Under Pressure, Motorola Breaks Itself Into Two Companies
The company will split itself into two units in 2009, one to handle mobile phones and the other to handle just about everything else.
With top executives fleeing the company in alarming numbers and billionaire investor Carl Icahn breathing down its neck, Motorola announced Wednesday it will break up the legendary electronics communications company and create two independent publicly traded companies.
The company will create two communications companies in a tax-free transaction in 2009: Mobile Devices, its handset operation, and Broadband & Mobility Solutions, a catch-all entity containing its government and public safety units, telecom gear, and cable set-top receivers. Greg Brown, Motorola's president and CEO, told an online conference of investment analysts Wednesday morning that an executive search company has been interviewing candidates to serve as CEO for the Mobility Devices unit for several weeks.
Motorola's recent phones, like the Rokr E8 pictured here, have not proved as popular as the company's best-selling Razr phones from years ago.

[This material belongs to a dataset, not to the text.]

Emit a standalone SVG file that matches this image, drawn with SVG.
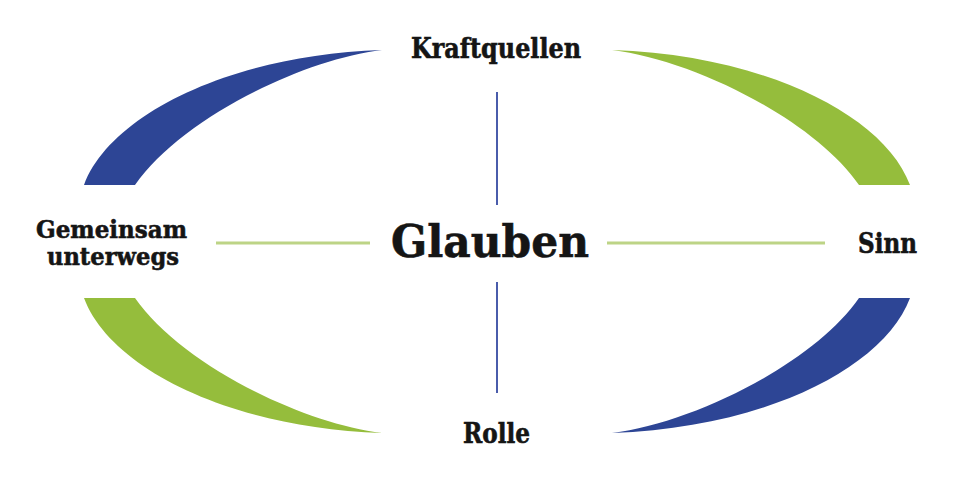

Brown ducked the question when asked whether Icahn, who has been blasting Motorola management and calling for a company breakup, figured in the decision to split the company. He noted Icahn earlier this week had rejected an offer by Motorola to place two directors on the company's board. Targeting Motorola's May shareholders meeting, Icahn has been seeking to place four directors on the company's board.
"Creating two industry-leading companies will provide improved flexibility, more tailored capital structures, and increased management focus -- as well as more targeted investment opportunities for our shareholders," Brown said in a statement. Motorola stock was up 5% in early trading after the announcement.
Brown also pointed to a top-level Motorola meeting Jan. 31, when the company said it would evaluate "the structural and strategic realignment of its businesses." The company said then that it would consider selling off the Mobile Devices unit, but likely acquirers in the handset business, such as Nokia, Samsung, and LG Electronics, quickly signaled they weren't interested in the troubled unit, which has been losing market share rapidly.
Brown said the management team and board members had been joined by "independent advisers" in evaluating the company; a team of advisers from consulting firm McKinsey has been looking at restructuring Motorola for several weeks, according to media reports.
Founded in the 1920s by two Galvin brothers, Paul and Joseph, the Galvin family held top management positions into 2003, when chairman Chris Galvin left under intense fire from stock analysts.
Motorola had been plagued with a culture of "warring tribes" -- different operating units competing for attention from headquarters -- and Chris Galvin often found himself caught in crossfire between units.